LONDON (Reuters) -The London Stock Exchange Group said on Wednesday it expects the green light from outstanding regulatory scrutiny of its $27 billion deal to buy data and analytics company Refinitiv.
"The Group has received 16 merger control clearances to date and good progress has been made in relation to outstanding jurisdictions," the London exchange said in a statement.
The LSE said it has published a prospectus and intends to reapply for admission on its own market as the Refinitiv deal constitutes a reverse takeover under the UK's listing rules.
"All remaining merger control and regulatory approvals are expected to enable completion of the transaction and admission in Q1 2021," the LSE said in a statement.

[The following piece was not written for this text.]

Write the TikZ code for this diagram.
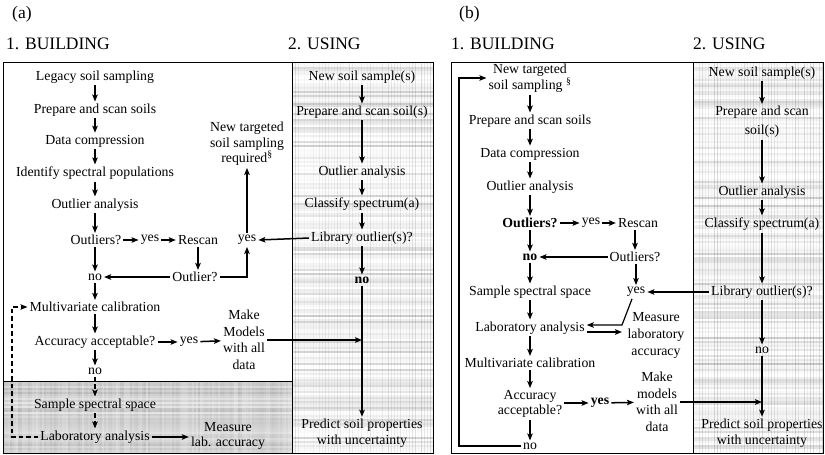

The European Union's competition officials are due to rule on the takeover in January, and Reuters has reported that the deal is set to get the green light in Brussels. The parent of Reuters, Thomson Reuters Corp, owns 45% of Refinitiv.
The professional advisers to both LSE and Refinitiv are expected to earn a combined 835 million pounds ($1.12 billion) from assisting on the transaction, according to Wednesday's prospectus.
This is split between costs associated with the deal's financing worth 477 million pounds, as well as 358 million pounds of expenses related to "financial advisory, legal/anti-trust, accounting, admission and other transaction costs."
LSE's suite of financial advisers were Goldman Sachs Group Inc, Morgan Stanley, Robey Warshaw, Barclays Plc and RBC Capital Markets, with Freshfields Bruckhaus Deringer acting as legal counsel.
Refinitiv was advised by bankers at Evercore Inc, Canson Capital Partners and Jefferies Financial Group.